• [GIVEN INFORMATION]:
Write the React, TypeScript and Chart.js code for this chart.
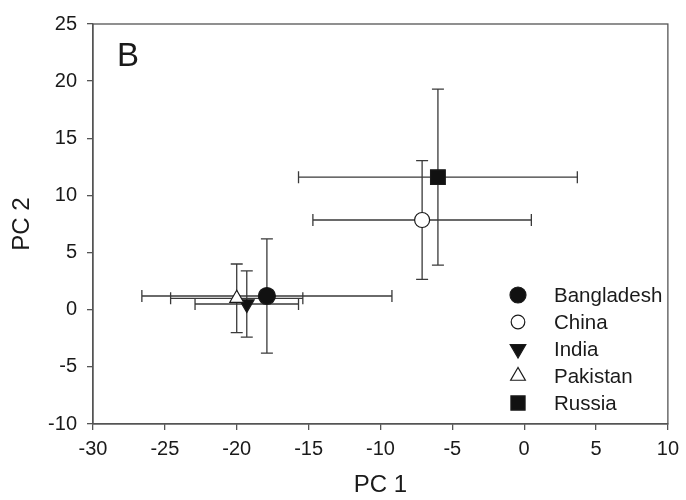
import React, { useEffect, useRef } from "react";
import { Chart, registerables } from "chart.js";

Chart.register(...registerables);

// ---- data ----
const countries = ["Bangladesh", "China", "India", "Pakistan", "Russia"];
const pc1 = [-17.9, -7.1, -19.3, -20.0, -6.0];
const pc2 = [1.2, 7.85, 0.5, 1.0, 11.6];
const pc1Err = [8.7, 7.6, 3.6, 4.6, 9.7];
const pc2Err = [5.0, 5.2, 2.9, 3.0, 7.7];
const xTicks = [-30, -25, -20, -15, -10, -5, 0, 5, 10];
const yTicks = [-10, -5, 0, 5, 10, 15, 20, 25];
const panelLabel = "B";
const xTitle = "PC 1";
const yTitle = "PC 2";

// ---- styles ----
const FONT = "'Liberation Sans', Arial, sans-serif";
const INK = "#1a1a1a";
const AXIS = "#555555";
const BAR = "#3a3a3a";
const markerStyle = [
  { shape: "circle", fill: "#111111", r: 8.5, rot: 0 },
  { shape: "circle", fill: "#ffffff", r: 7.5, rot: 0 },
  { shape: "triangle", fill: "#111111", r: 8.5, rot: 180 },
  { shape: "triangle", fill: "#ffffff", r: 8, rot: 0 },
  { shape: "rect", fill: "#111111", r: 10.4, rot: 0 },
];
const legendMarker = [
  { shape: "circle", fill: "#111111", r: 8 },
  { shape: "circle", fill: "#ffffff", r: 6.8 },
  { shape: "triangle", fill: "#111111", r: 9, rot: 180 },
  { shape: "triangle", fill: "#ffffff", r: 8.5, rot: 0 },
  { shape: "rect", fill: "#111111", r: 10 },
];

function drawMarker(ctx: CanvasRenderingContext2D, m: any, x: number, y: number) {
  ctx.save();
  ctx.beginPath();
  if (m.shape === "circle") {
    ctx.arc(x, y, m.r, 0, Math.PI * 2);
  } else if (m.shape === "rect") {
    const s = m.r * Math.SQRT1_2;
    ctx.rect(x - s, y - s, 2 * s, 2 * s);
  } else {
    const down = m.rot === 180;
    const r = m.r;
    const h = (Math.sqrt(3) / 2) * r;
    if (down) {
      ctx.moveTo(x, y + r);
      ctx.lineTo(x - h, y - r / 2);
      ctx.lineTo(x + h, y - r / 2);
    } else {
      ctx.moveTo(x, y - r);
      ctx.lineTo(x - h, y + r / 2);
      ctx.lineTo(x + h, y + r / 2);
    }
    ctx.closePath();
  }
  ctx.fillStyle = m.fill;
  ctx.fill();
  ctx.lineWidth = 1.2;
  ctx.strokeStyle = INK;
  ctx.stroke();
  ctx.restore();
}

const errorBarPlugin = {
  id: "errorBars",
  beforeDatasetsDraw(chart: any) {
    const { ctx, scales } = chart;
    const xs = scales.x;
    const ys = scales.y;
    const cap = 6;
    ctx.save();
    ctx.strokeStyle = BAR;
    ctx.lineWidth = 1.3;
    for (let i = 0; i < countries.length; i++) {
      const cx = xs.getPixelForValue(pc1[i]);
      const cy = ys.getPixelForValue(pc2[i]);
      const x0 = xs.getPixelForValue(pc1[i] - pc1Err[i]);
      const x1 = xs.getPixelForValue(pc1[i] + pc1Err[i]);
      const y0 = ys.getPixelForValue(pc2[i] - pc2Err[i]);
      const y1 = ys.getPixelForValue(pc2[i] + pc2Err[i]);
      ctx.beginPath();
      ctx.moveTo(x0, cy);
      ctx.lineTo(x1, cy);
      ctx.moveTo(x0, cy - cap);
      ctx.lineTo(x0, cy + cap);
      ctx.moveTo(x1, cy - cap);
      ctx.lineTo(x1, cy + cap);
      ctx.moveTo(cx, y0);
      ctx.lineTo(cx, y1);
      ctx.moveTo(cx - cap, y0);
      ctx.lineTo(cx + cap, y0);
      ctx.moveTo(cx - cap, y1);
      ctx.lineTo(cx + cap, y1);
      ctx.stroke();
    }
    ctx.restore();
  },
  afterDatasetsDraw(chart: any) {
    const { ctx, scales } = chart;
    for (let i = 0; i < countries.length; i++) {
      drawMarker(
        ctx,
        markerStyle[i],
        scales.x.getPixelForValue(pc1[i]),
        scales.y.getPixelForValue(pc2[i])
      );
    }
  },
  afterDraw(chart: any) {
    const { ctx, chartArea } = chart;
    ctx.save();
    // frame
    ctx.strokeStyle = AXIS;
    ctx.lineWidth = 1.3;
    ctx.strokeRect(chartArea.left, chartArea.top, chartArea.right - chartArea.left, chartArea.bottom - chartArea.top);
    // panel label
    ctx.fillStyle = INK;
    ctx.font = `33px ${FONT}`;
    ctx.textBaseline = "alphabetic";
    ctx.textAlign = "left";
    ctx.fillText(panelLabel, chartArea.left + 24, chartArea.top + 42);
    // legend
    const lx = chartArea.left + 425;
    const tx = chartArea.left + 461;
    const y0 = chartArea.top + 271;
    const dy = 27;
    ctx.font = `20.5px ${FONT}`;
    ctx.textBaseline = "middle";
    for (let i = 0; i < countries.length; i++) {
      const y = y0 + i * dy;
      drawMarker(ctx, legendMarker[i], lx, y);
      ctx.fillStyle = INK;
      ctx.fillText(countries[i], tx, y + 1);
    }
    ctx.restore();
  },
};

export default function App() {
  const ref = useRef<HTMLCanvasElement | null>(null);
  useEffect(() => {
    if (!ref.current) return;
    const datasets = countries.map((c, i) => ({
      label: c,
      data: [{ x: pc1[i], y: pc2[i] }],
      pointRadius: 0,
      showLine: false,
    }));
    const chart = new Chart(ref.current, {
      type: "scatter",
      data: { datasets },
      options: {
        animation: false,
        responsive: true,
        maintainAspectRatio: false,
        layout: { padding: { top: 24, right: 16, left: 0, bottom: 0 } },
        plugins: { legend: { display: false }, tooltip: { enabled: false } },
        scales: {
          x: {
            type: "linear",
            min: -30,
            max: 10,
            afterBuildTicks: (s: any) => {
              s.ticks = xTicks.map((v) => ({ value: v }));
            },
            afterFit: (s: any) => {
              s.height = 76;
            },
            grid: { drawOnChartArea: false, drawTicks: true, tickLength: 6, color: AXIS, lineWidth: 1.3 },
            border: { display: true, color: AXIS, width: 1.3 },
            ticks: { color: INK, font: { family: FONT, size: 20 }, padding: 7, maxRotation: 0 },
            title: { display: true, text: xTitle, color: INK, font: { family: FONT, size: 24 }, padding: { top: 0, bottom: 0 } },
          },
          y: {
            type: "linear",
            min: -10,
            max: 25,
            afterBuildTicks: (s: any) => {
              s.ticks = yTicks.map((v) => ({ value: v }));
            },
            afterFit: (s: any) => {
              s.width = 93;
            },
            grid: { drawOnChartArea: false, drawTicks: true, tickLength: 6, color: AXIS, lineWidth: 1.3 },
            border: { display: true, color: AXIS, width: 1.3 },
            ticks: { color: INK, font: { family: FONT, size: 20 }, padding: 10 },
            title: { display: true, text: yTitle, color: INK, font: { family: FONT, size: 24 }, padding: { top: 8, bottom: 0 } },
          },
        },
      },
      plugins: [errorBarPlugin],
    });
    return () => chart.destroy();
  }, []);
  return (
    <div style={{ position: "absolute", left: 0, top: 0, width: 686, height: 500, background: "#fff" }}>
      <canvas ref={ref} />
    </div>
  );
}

• [WORK REQUIRED]: Look for lines containing the string "React" and copy them all.

• [REPLY TO THE EXERCISE]:
Write the React, TypeScript and Chart.js code for this chart.
import React, { useEffect, useRef } from "react";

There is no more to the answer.